### Source data
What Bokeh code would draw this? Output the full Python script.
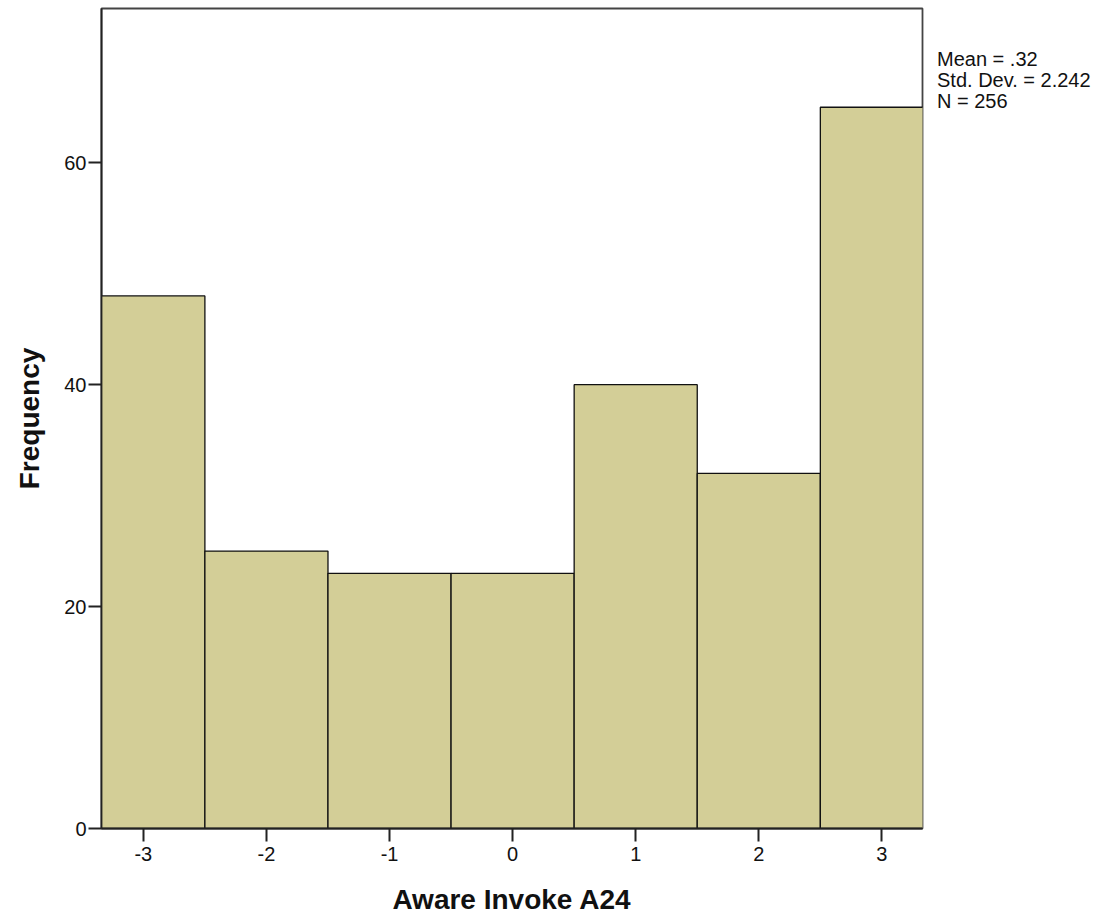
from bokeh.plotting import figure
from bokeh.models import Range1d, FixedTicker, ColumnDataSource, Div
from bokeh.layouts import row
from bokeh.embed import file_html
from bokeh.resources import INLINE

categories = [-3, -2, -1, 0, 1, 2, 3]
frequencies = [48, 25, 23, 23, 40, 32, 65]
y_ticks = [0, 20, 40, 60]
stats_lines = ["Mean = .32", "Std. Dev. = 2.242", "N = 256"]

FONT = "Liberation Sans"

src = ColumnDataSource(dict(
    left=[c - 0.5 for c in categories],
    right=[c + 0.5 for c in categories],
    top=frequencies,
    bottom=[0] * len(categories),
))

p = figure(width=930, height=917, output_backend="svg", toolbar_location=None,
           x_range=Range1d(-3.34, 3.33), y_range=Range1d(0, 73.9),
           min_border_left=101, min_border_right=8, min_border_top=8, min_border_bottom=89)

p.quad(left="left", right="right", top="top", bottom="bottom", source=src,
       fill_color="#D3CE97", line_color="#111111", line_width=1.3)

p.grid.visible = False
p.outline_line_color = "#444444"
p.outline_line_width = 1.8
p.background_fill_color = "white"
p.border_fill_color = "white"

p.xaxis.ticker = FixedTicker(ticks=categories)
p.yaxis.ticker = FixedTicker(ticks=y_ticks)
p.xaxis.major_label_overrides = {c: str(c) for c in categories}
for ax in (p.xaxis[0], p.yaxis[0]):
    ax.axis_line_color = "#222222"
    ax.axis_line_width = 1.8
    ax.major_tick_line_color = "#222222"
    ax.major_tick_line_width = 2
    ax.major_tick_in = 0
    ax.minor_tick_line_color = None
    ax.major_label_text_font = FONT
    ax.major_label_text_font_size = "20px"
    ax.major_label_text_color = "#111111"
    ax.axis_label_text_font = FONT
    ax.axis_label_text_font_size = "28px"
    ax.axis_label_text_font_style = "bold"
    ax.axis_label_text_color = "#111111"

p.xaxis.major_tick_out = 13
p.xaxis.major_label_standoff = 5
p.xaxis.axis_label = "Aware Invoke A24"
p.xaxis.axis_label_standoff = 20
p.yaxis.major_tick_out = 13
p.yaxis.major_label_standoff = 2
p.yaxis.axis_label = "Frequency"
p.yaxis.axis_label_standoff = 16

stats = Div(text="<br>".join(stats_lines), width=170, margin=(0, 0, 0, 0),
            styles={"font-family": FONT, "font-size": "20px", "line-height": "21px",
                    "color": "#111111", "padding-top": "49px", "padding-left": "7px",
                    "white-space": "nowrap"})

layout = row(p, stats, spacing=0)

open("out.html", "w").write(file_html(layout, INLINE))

### Direction
From the opening line of the listing above through the line bearing "min_border_right=8, min_border_top=8, min_border_bottom=89)", repeat each line exactly. Drop every picture.

### Task solution
What Bokeh code would draw this? Output the full Python script.
from bokeh.plotting import figure
from bokeh.models import Range1d, FixedTicker, ColumnDataSource, Div
from bokeh.layouts import row
from bokeh.embed import file_html
from bokeh.resources import INLINE

categories = [-3, -2, -1, 0, 1, 2, 3]
frequencies = [48, 25, 23, 23, 40, 32, 65]
y_ticks = [0, 20, 40, 60]
stats_lines = ["Mean = .32", "Std. Dev. = 2.242", "N = 256"]

FONT = "Liberation Sans"

src = ColumnDataSource(dict(
    left=[c - 0.5 for c in categories],
    right=[c + 0.5 for c in categories],
    top=frequencies,
    bottom=[0] * len(categories),
))

p = figure(width=930, height=917, output_backend="svg", toolbar_location=None,
           x_range=Range1d(-3.34, 3.33), y_range=Range1d(0, 73.9),
           min_border_left=101, min_border_right=8, min_border_top=8, min_border_bottom=89)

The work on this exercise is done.